#BookReview The Beat of the Pendulum by Catherine Chidgey @EyeAndLightning #publicationday

About the book

A found novel

LONGLISTED: OCKHAM NEW ZEALAND BOOK AWARDS

NAMED ONE OF THE BEST BOOKS OF 2017 BY RADIO NEW ZEALAND

Every day for a year, Catherine Chidgey recorded the words and language she came across during her day-to-day life – phone calls, television commercials, emails, radio shows, conversations with her family, street signs and satnav instructions. From these seemingly random snippets, she creates a fascinating portrait of modern life, focusing on the things that most people filter out.

Chidgey listens in as her daughter, born through surrogacy, begins to speak and develop a personality, and her mother slips into dementia. With her husband, she debates the pros and cons of moving to a new town. With her publisher, she discusses the novel she is writing. While, all around, the world is bombarding her with information.

In The Beat of the Pendulum, Chidgey approaches the idea of the novel from an experimental new direction. It is bold, exciting, funny, moving and utterly compelling.

Published by Lightning Books

Purchase Links

Publishers £12.99

hive.co.uk  £10.35

Waterstones  £12.99

MY REVIEW

I can guarantee you won’t have read a book like this before! What a way to start the new year with a whole new reading experience and one that I found to be a wholly unique, quirky, emotional, funny and a very touching read!

The author has been extremely clever with her approach to this book – it’s life! Her life! But told in the random way that life seems to attack us all nowadays – the constant bombardment of information from a variety of sources – be that people around you, the news, things you read,  stuff you hear, things you think – and she has catalogued it monthly to give you an insight into how life evolves for us all.

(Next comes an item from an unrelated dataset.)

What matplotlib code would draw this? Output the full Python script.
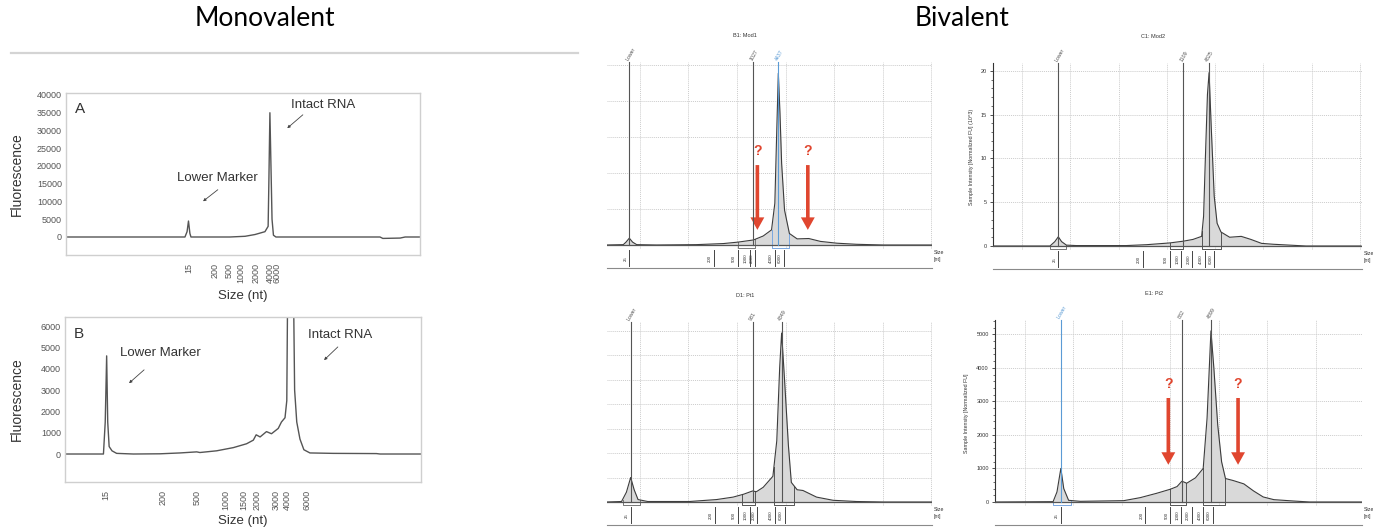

It did take me a while to get my head around the style of storytelling as it is extremely choppy and random. It won’t be for everyone!  But when you look at the world of social media and 24/7/365 TV coverage we all experience nowadays it is extremely normal to never seemingly have a ‘quiet’ moment.  There is always something happening and her approach to this book was to include everything around her.  Often it is completely insignificant and throwaway, and other times it is completely touching especially when she is discussing events happening to her family and career.  Dealing with her mothers’ dementia really struck a chord with me having had family members go through the same, and the weird conversations that emerge and the amount of time you have to go over the same thing.    But then you get that up against the completely random subjects of things seen on TV shows, poo, parenting, instructions in manuals, funny recollections of times gone by..oh and the Vengaboys!! It’s a weird thing to have stuck with me but I now can’t stop singing the Vengabus song because of this book!

I liken this style of storytelling to if you were flicking through the numerous TV channels and spent about 10 seconds on each, how weird and nonsensical it would all seem, or if you were overhearing conversations while out and about.  You just get a snippet of what is important to that person at that time, and this is what this book brings you over a year of noting down all that is heard and experienced, thought and witnessed.

My overriding thought from reading this is that in amongst the chaos of the world around us, there is life happening to us!  Considering the simplicity of this story it has been an extremely touching and thought provoking read and one I can highly recommend to you all if you’re looking for something just that little bit different to start your new year off with.